Il cosiddetto “mercato indie” continua a sfornare giochi giganteschi che spesso meriterebbero di essere catalogati sotto altre etichette. Enter the gungeon rientra in questo semplice concetto e lo fa affrontando un concetto tanto semplice quanto disarmante: si può realizzare un gioco che contiene tutti gli elementi positivi dell’industria videoludica di questo decennio?
Enter the gungeon è infatti un roguelike alla Isaac, con permadeath, mappe generate randomicamente tutte da esplorare ed un altissimo livello di customizzazione del gameplay, non tanto nel design del personaggio (sono comunque presenti diverse classi tra cui scegliere) quanto nella tipologia di armi, con quasi un centinaio di diverse pistole con diverse giocabilità e tipi di proiettili.

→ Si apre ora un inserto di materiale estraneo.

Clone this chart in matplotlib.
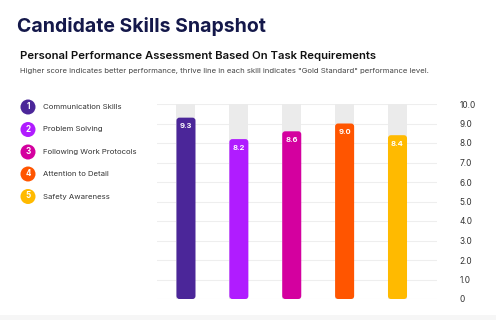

Numerosissimi i collezionabili che vanno ad alterare le numerose statistiche di gioco, dai più banali tempi di ricarica, percentuale danni o numero dei proiettili fino ad arrivare a feature come bullet time.
Enter the Gungeon è anche uno sparatutto frenetico dove i nemici, tanti, diversi e tutti dal design eccezionalmente “chiaro”, per quanto riguarda la loro identità (proiettili da fucile armati di fucile, proiettili da revolver armati di revolver, libri che lanciano spell magici, granate kamikaze etc..). Presente un interessante sistema di coperture causato dal ribaltare con un calcio i numerosi tavoli presenti nelle stanze, ovviamente non indistruttibili. Il sistema del gunplay è quello dei twin stick shooter (pensiamo a Hotline Miami), con un pad per muoversi ed uno per direzionare la pistola, rendendo necessaria una precisione quasi assoluta unita ad una velocità di spostamento fondamentale se non si vuole durare 5 minuti e andare in permadeath. C’è però uno strumento importante ad aiutarci, che la software house ha deciso di utilizzare per darsi un nome: la schivata.
Enter the Gungeon è infine, anche se con le dovute proporzioni, un souls-like! Lo strumento della schivata funziona infatti esattamente come nella serie di From Software e salva da morte certa in più di una occasione. I parallelismi non finiscono qui: nel gioco infatti la trama è sviluppata tramite lore, attraverso incontri con NPC, esplorazioni di statue e stanze particolari, descrizioni di nemici e oggetti. Gli elementi di trama da approfondire sono sia la storia del personaggio sia quella del culto dei “Gundead”, il cui Gungeon da esplorare altro non è che il sacro tempio. Non che sia una trama originalissima, ma fa piacere la cura anche di questo dettaglio, piuttosto che lasciare il giocatore con un “vai e uccidi tutto”, comunque possibile e divertente come esperienza videoludica.
Tutto questo in un gioco dalla difficoltà quasi esagerata, soprattutto nelle prime bossfight, dalla grafica in pixelart semplice ma incredibilmente ricca di dettagli e con decine e decine di particellari su schermo (senza che ci siano problemi di framerate, nonostante i proiettili sparati dai nemici siano centinaia!) ed una colonna sonora e una cura per gli effetti sonori stessi assolutamente al top della qualità. Presente addirittura una modalità co-op, però solo in locale. A voler proprio trovare un difetto, sicuramente le persone che non apprezzano i roguelike troveranno frustrante il continuo morire/ricominciare da capo, l’unica cosa che manca e si fa sentire è un sistema di livellamento del personaggio, in quanto ad evolversi sono le armi che trova, perlopiù casuali, e non il personaggio stesso. Con una difficoltà così elevata, lasciare molte cose al caso (oltre che alla bravura del giocatore, ovviamente), di nuovo, può risultare frustrante.
Il gioco costa 15 euro ed è uscito su PC (Steam/Gog/HumbleStore) e su PS4, vista la cifra e quello che ha da offrire possiamo passare sopra i difetti e tuffarci nell’inferno del gungeon.